O planeta Terra, que deveria ser “nossa casa comum”, nega a cidadania a uma multidão errante, sem raiz, sem pátria e sem destino
Por Pe. Alfredo J. Gonçalves
“Uma praga envenenou o debate sobre os desafios cruciais como a imigração” – disse António Guterres, Secretário geral da ONU, ao abrir o último Conselho de Direitos Humanos em Genebra, Suíça, realizado de 25 de fevereiro a 22 de março de 2019. Segundo ele, o mundo atravessa “uma onda de xenofobia, racismo e intolerância”. E prossegue: “o ódio espalha-se nas democracias e nos sistemas autoritários’. Em lugar da preocupação com uma gestão sobre os fluxos migratórios, “temos visto como o debate sobre a mobilidade humana, por exemplo, foi envenenado com falsas interpretações que misturam refugiados e migrantes com o terrorismo, transformando-os em bodes expiatórios para os males da sociedade”. Daí sua conclusão de que é necessária “uma nova estratégia geral para combater o incitamento ao ódio”.
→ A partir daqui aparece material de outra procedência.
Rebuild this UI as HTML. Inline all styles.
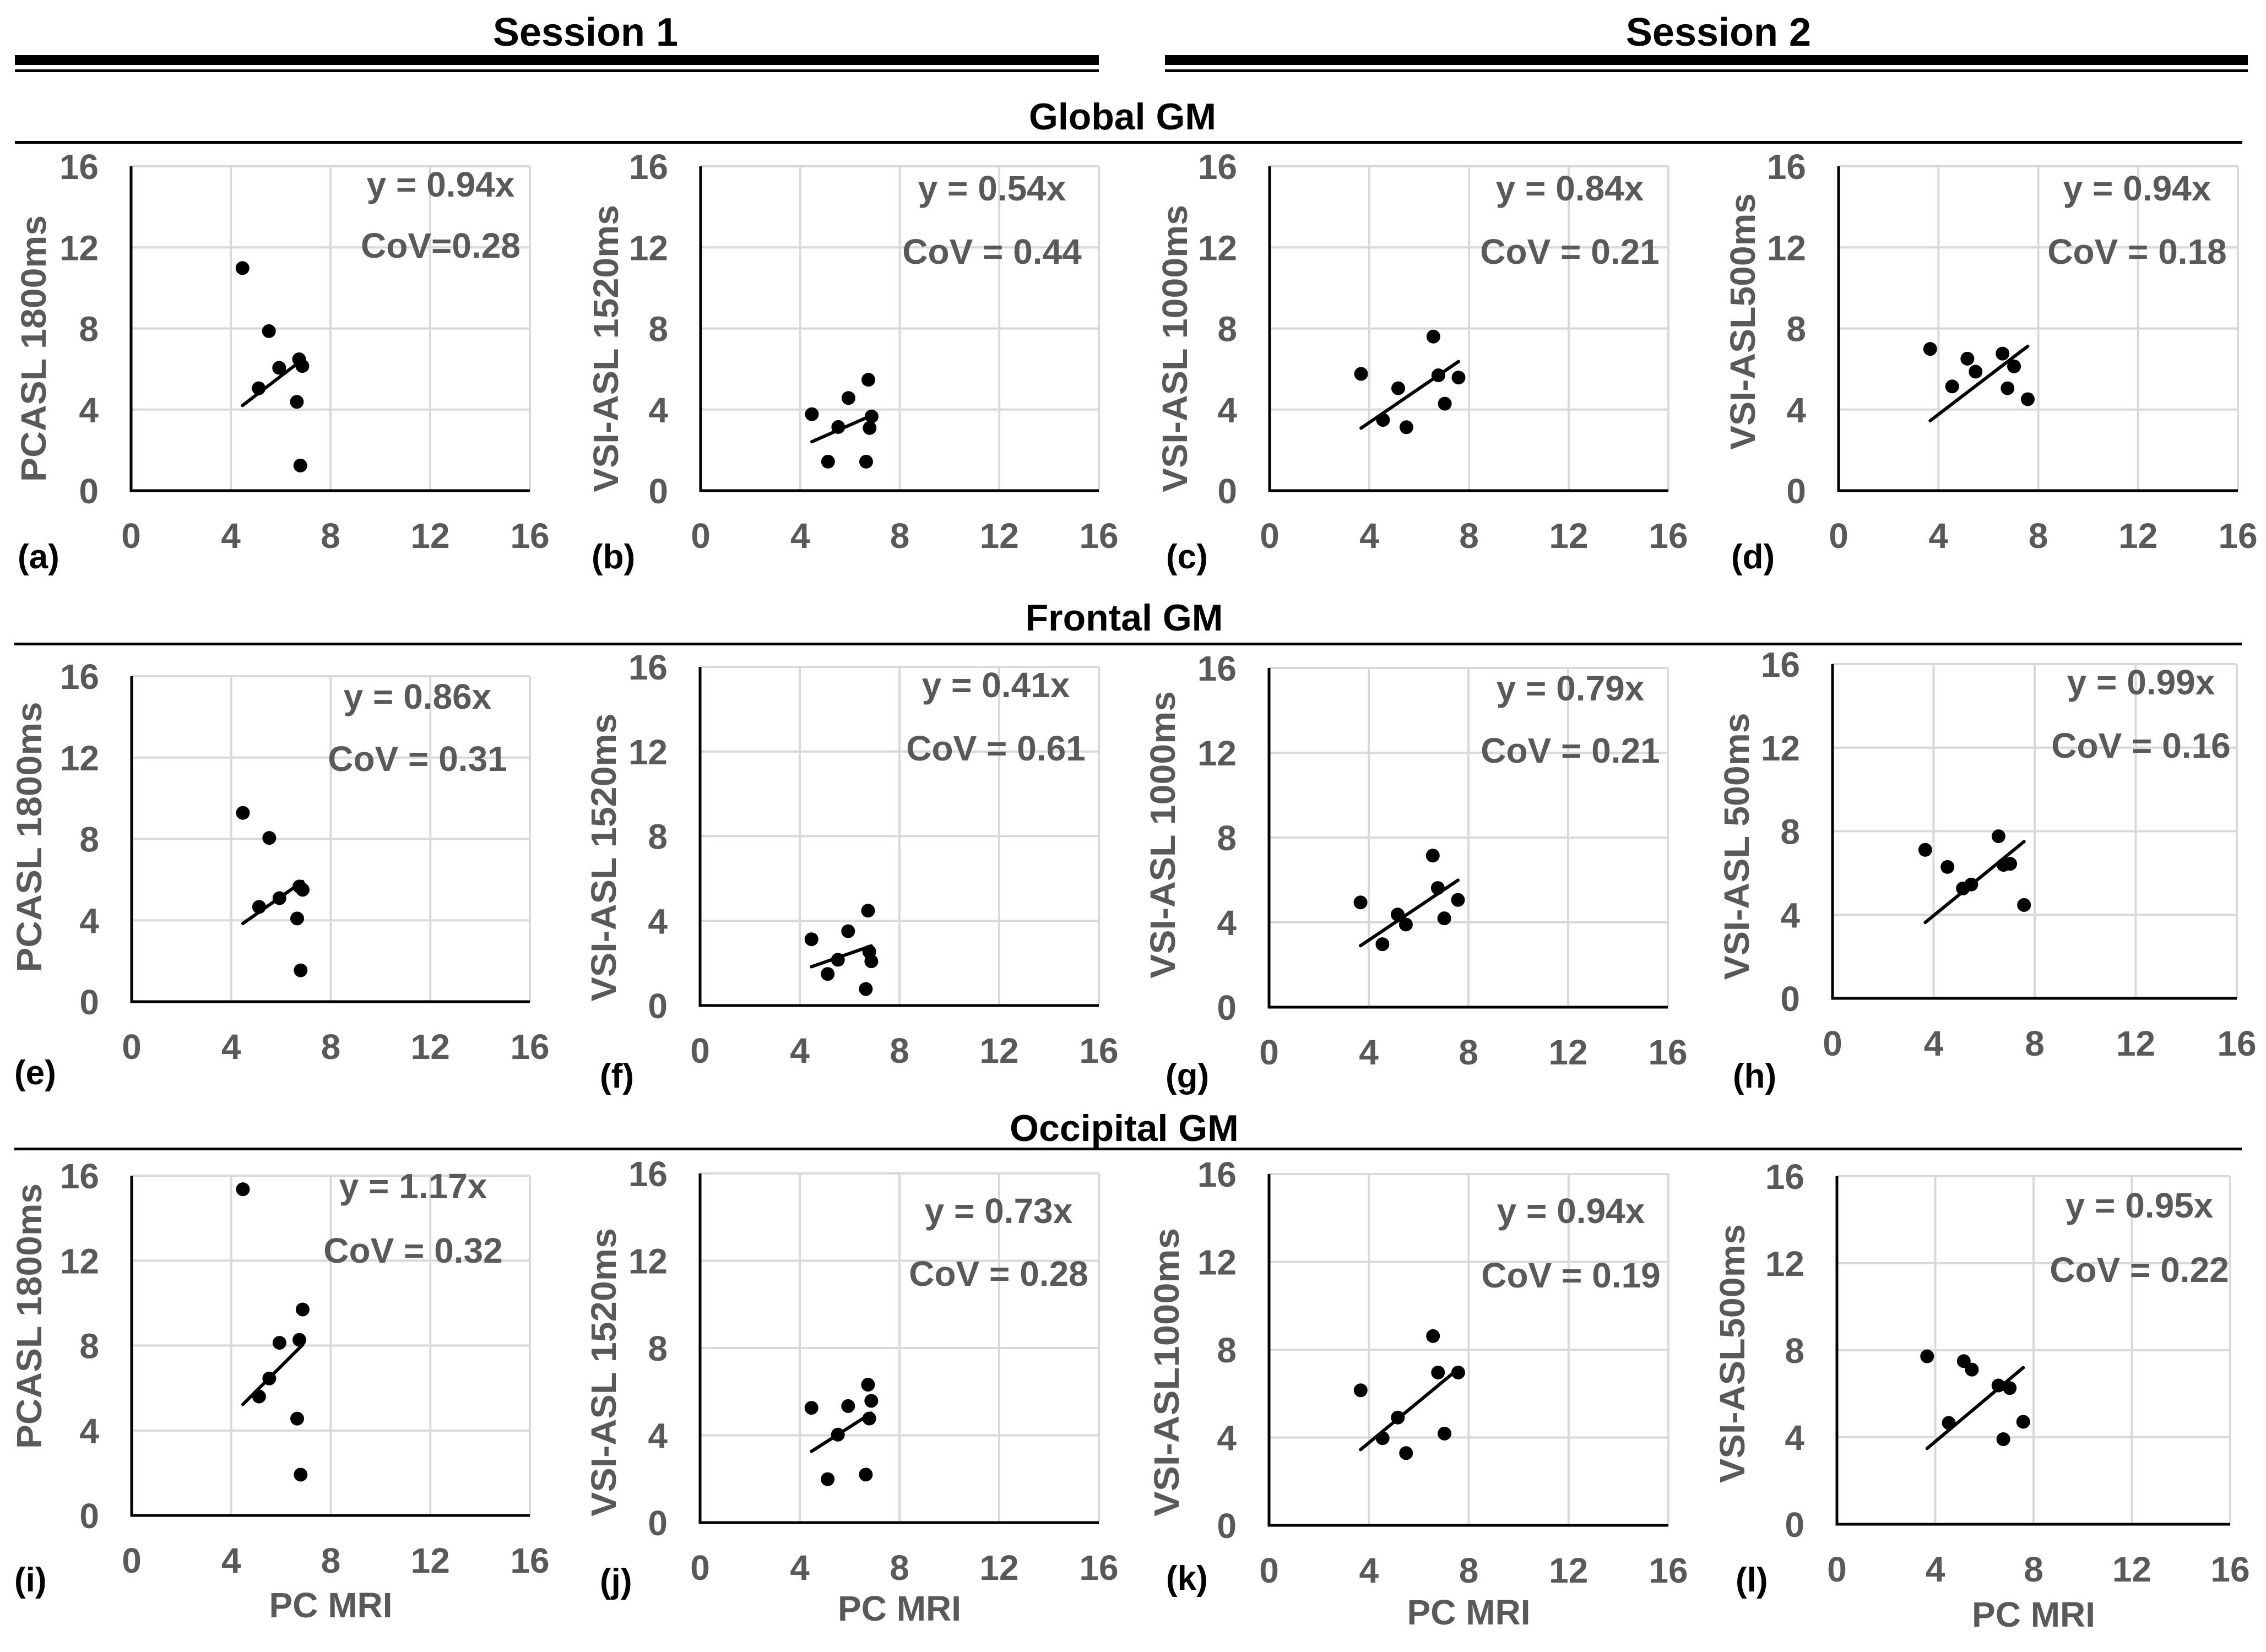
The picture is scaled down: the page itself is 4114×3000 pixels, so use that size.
<!DOCTYPE html>
<html><head><meta charset="utf-8">
<style>
html,body{margin:0;padding:0;background:#fff;}
svg{display:block;font-family:"Liberation Sans",Arial,sans-serif;font-weight:bold;}
</style></head>
<body>
<svg id="fig" width="4114" height="3000" viewBox="0 0 4114 3000" xmlns="http://www.w3.org/2000/svg">
<rect x="0" y="0" width="4114" height="3000" fill="#fff"/>
<text x="1063" y="83" font-size="72" text-anchor="middle" fill="#000">Session 1</text>
<text x="3120" y="83" font-size="72" text-anchor="middle" fill="#000">Session 2</text>
<rect x="27" y="100" width="1968" height="18" fill="#000"/>
<rect x="27" y="126" width="1968" height="5" fill="#000"/>
<rect x="2115" y="100" width="1966" height="18" fill="#000"/>
<rect x="2115" y="126" width="1966" height="5" fill="#000"/>
<text x="2038" y="235" font-size="68" text-anchor="middle" fill="#000">Global GM</text>
<rect x="27" y="256" width="4044" height="5" fill="#000"/>
<text x="2041" y="1145" font-size="68" text-anchor="middle" fill="#000">Frontal GM</text>
<rect x="26" y="1167" width="4044" height="5" fill="#000"/>
<text x="2041" y="2072" font-size="68" text-anchor="middle" fill="#000">Occipital GM</text>
<rect x="26" y="2084" width="4044" height="5" fill="#000"/>
<g id="panels"></g>
</svg>
<script>
// ---- data ----
const xTicks = [0, 4, 8, 12, 16];
const yTicks = [0, 4, 8, 12, 16];
const xSession1 = [4.47, 5.12, 5.53, 5.94, 6.65, 6.74, 6.79, 6.87];
const xSession2 = [3.67, 4.55, 5.16, 5.49, 6.57, 6.77, 7.03, 7.58];
const yA = [10.98, 5.05, 7.87, 6.06, 4.38, 6.48, 1.24, 6.15];
const yB = [3.77, 1.43, 3.14, 4.57, 1.43, 5.47, 3.09, 3.66];
const yC = [5.76, 3.49, 5.05, 3.13, 7.60, 5.69, 4.29, 5.58];
const yD = [6.99, 5.14, 6.51, 5.87, 6.76, 5.05, 6.13, 4.51];
const yE = [9.28, 4.66, 8.05, 5.09, 4.09, 5.66, 1.54, 5.50];
const yF = [3.13, 1.49, 2.16, 3.51, 0.78, 4.48, 2.54, 2.09];
const yG = [4.94, 2.97, 4.37, 3.90, 7.15, 5.62, 4.19, 5.06];
const yH = [7.11, 6.29, 5.26, 5.45, 7.76, 6.39, 6.44, 4.47];
const yI = [15.36, 5.60, 6.45, 8.13, 4.56, 8.27, 1.92, 9.70];
const yJ = [5.26, 1.99, 4.03, 5.34, 2.20, 6.32, 4.77, 5.58];
const yK = [6.15, 3.97, 4.91, 3.29, 8.62, 6.96, 4.18, 6.96];
const yL = [7.72, 4.66, 7.50, 7.11, 6.38, 3.91, 6.26, 4.71];
const slopes = [0.94, 0.54, 0.84, 0.94, 0.86, 0.41, 0.79, 0.99, 1.17, 0.73, 0.94, 0.95];
const slopeLabels = ["y = 0.94x","y = 0.54x","y = 0.84x","y = 0.94x","y = 0.86x","y = 0.41x","y = 0.79x","y = 0.99x","y = 1.17x","y = 0.73x","y = 0.94x","y = 0.95x"];
const covLabels = ["CoV=0.28","CoV = 0.44","CoV = 0.21","CoV = 0.18","CoV = 0.31","CoV = 0.61","CoV = 0.21","CoV = 0.16","CoV = 0.32","CoV = 0.28","CoV = 0.19","CoV = 0.22"];
const yTitles = ["PCASL 1800ms","VSI-ASL 1520ms","VSI-ASL 1000ms","VSI-ASL500ms","PCASL 1800ms","VSI-ASL 1520ms","VSI-ASL 1000ms","VSI-ASL 500ms","PCASL 1800ms","VSI-ASL 1520ms","VSI-ASL1000ms","VSI-ASL500ms"];
const letters = ["(a)","(b)","(c)","(d)","(e)","(f)","(g)","(h)","(i)","(j)","(k)","(l)"];
const ySeries = [yA,yB,yC,yD,yE,yF,yG,yH,yI,yJ,yK,yL];
const xSeries = [xSession1,xSession1,xSession2,xSession2,xSession1,xSession1,xSession2,xSession2,xSession1,xSession1,xSession2,xSession2];

// ---- layout (pixel geometry) ----
const frames = [
 {l:238,r:962,t:302,b:891, lx:32,ly:1032, tx:60,ty:633,tl:484, ax:800,ay1:337,ay2:445},
 {l:1272,r:1995,t:302,b:891, lx:1074,ly:1032, tx:1099,ty:633,tl:522, ax:1801,ay1:344,ay2:456},
 {l:2305,r:3029,t:302,b:891, lx:2117,ly:1032, tx:2132,ty:633,tl:522, ax:2850,ay1:344,ay2:456},
 {l:3338,r:4063,t:302,b:891, lx:3143,ly:1032, tx:3163,ty:584,tl:466, ax:3880,ay1:344,ay2:456},
 {l:239,r:962,t:1228,b:1819, lx:26,ly:1969, tx:52,ty:1520,tl:491, ax:758,ay1:1267,ay2:1377},
 {l:1271,r:1995,t:1211,b:1826, lx:1089,ly:1975, tx:1095,ty:1557,tl:523, ax:1808,ay1:1246,ay2:1358},
 {l:2304,r:3028,t:1213,b:1829, lx:2116,ly:1975, tx:2110,ty:1516,tl:522, ax:2851,ay1:1252,ay2:1362},
 {l:3327,r:4061,t:1206,b:1813, lx:3146,ly:1975, tx:3152,ty:1537,tl:485, ax:3887,ay1:1241,ay2:1353},
 {l:239,r:962,t:2135,b:2752, lx:26,ly:2890, tx:52,ty:2390,tl:482, ax:750,ay1:2156,ay2:2270},
 {l:1271,r:1995,t:2131,b:2765, lx:1089,ly:2892, tx:1095,ty:2492,tl:524, ax:1813,ay1:2201,ay2:2312},
 {l:2304,r:3029,t:2132,b:2770, lx:2117,ly:2887, tx:2117,ty:2492,tl:524, ax:2852,ay1:2201,ay2:2315},
 {l:3335,r:4049,t:2136,b:2768, lx:3151,ly:2890, tx:3144,ty:2458,tl:470, ax:3884,ay1:2191,ay2:2305}
];
const xTitleY = [null,null,null,null,null,null,null,null,2914,2920,2927,2931];

const NS = "http://www.w3.org/2000/svg";
const root = document.getElementById('panels');
function mk(tag, attrs, parent){
  const e = document.createElementNS(NS, tag);
  for (const k in attrs) e.setAttribute(k, attrs[k]);
  parent.appendChild(e);
  return e;
}
const GRAY = "#595959";

frames.forEach((f, i) => {
  const g = mk('g', {}, root);
  
  
  const sx = v => f.l + (v - 0) / 16 * (f.r - f.l);
  const sy = v => f.b - (v - 0) / 16 * (f.b - f.t);

  // gridlines
  xTicks.forEach(t => {
    if (t === 0) return;
    const ln = mk('line', {x1:sx(t), x2:sx(t), y1:f.t, y2:f.b, stroke:'#d9d9d9', 'stroke-width':4}, g);
    
    
  });
  yTicks.forEach(t => {
    if (t === 0) return;
    const ln = mk('line', {x1:f.l, x2:f.r, y1:sy(t), y2:sy(t), stroke:'#d9d9d9', 'stroke-width':4}, g);
    
    
  });
  // axes
  const ya = mk('line', {x1:f.l, x2:f.l, y1:f.t, y2:f.b+2, stroke:'#000', 'stroke-width':5}, g);
  
  
  const xa = mk('line', {x1:f.l-2, x2:f.r, y1:f.b, y2:f.b, stroke:'#000', 'stroke-width':5}, g);
  
  

  // tick labels
  yTicks.forEach(t => {
    const tx = mk('text', {x:f.l-59, y:sy(t)+23, 'font-size':64, 'text-anchor':'end', fill:GRAY}, g);
    tx.textContent = t;
    
    
  });
  xTicks.forEach(t => {
    const tx = mk('text', {x:sx(t), y:f.b+104, 'font-size':64, 'text-anchor':'middle', fill:GRAY}, g);
    tx.textContent = t;
    
    
  });

  // y-axis title
  const yt = mk('text', {x:0, y:0, 'font-size':64, 'text-anchor':'middle', fill:GRAY,
    transform:'translate(' + (f.tx+23) + ',' + f.ty + ') rotate(-90)', textLength:f.tl, lengthAdjust:'spacingAndGlyphs'}, g);
  yt.textContent = yTitles[i];
  
  

  // x-axis title
  if (xTitleY[i]) {
    const xt = mk('text', {x:(f.l+f.r)/2, y:xTitleY[i]+23, 'font-size':64, 'text-anchor':'middle', fill:GRAY}, g);
    xt.textContent = 'PC MRI';
    
    
  }

  // panel letter
  const lt = mk('text', {x:f.lx, y:f.ly, 'font-size':62, fill:'#000'}, g);
  lt.textContent = letters[i];
  
  

  // regression line through origin over x range
  const xs = xSeries[i], ys = ySeries[i];
  const xmin = Math.min(...xs), xmax = Math.max(...xs);
  const tl = mk('line', {x1:sx(xmin), y1:sy(slopes[i]*xmin), x2:sx(xmax), y2:sy(slopes[i]*xmax), stroke:'#000', 'stroke-width':6, 'stroke-linecap':'round'}, g);
  
  

  // points
  xs.forEach((xv, k) => {
    const c = mk('circle', {cx:sx(xv), cy:sy(ys[k]), r:12.5, fill:'#000'}, g);
    
    
  });

  // annotations
  const a1 = mk('text', {x:f.ax, y:f.ay1+20, 'font-size':64, 'text-anchor':'middle', fill:GRAY}, g);
  a1.textContent = slopeLabels[i];
  
  
  const a2 = mk('text', {x:f.ax, y:f.ay2+23, 'font-size':64, 'text-anchor':'middle', fill:GRAY}, g);
  a2.textContent = covLabels[i];
  
  
});
</script>
</body></html>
Semelhantes palavras, como se pode notar, traçam um retrato bastante fiel da prática política do nacionalismo populista que hoje varre uma série de países, que vão desde os Estados Unidos e Hungria, até as Filipinas e a Áustria, passando pelo Brasil e a Itália. O discurso negativo sobre a mobilidade humana, aliás, costuma ser orquestrado desde o processo da campanha eleitoral. Depois, já na direção do governo, os novos estadistas (para não falar de ditadores) aplicam uma receita que se repete com uma frequência espantosa: fechamento das fronteiras com os demais países vizinhos, não faltando os muros com arame farpado ou controle de militares; diminuição do número de concessões para os requerentes de asilo, de modo particular os que provêm de determinados países; cortes substanciais no orçamento público para a acolhida, assistência e inserção de novos imigrantes; incentivo direto ou indireto à discriminação e ao preconceito para com o “outro, diferente, estrangeiro”.
Em território latino-americano, e nos confins com o Brasil, assiste-se à diáspora venezuelana, com quase 3,5 milhões de pessoas em fuga. Numericamente é a segunda maior do mundo, perdendo apenas para os sírios que se encontram fora do próprio país. Os dois casos, de resto, ilustram bem as causas, implicações e consequências da migração. De um lado, um povo empobrecido, sem alimento e sem remédios, remexendo no lixo para catar restos de comida, abandonado e sem as mínimas condições de permanecer na terra natal – e que por isso põe-se em marcha na tentativa de encontrar um refúgio onde recomeçar a vida. De outro lado, um povo há anos bombardeado pelo que existe de mais sofisticado na indústria bélica, refém do fogo cruzado de governo e rebeldes, mas refém igualmente das potencias internacionais e da produção em massa de armamentos cada vez mais pesados e letais – sai à estrada para poupar a si mesmo e às famílias o horror da guerra e de tantas formas de violência.
Em ambas as diásporas, imperam a cobiça, a tirania e a força de um punhado de famílias ricas, abastadas e entrincheiradas no poder. Revestidas pela ideologia – seja ela de caráter ideológico, político ou religioso – não hesitam em sacrificar grande parte da população para garantir os próprios privilégios. Tais tipos de desgoverno, evidentemente, alimentam a onda de intolerância que se alastra pela face da terra. Numerosos emigrantes, de onde saem não podem retornar, sob pena de prisão, perseguição ou morte; outros imigrantes, onde chegam não podem ficar, sob pena de hostilidade e crescente rechaço. O planeta Terra, que deveria ser “nossa casa comum” (como nos tem lembrado com insistência o Papa Francisco), nega a cidadania a uma multidão errante, sem raiz, sem pátria e sem destino.
O quer fazer? Como “combater o incitamento ao ódio”, nas palavras de António Guterres? Um fantasma ronda este tempo de contrastes. Ao mesmo tempo que se desenvolve a revolução dos transportes, das comunicações e da informática, o ser humano tropeça com a dificuldade de ver respeitado o direito de ir e vir. E tropeça com igual dificuldade quanto ao direito correspondente de permanecer com dignidade na terra em que nasceu. Enquanto o mundo se torna uma “aldeia global” para as mercadorias, a tecnologia, o capital, o turismo e as notícias, os migrantes são barrados nas fronteiras, ou como trabalhadores indesejados, ou como braços descartáveis. A miséria e a violência, a fuga e a teimosia os levam até as portas de um futuro possível. Mas ali, às vezes a um passo da meta, têm seus sonhos improvisadamente interrompidos. Restam a fé e a esperança, mas também estas podem esmorecer diante de tamanhas contradições!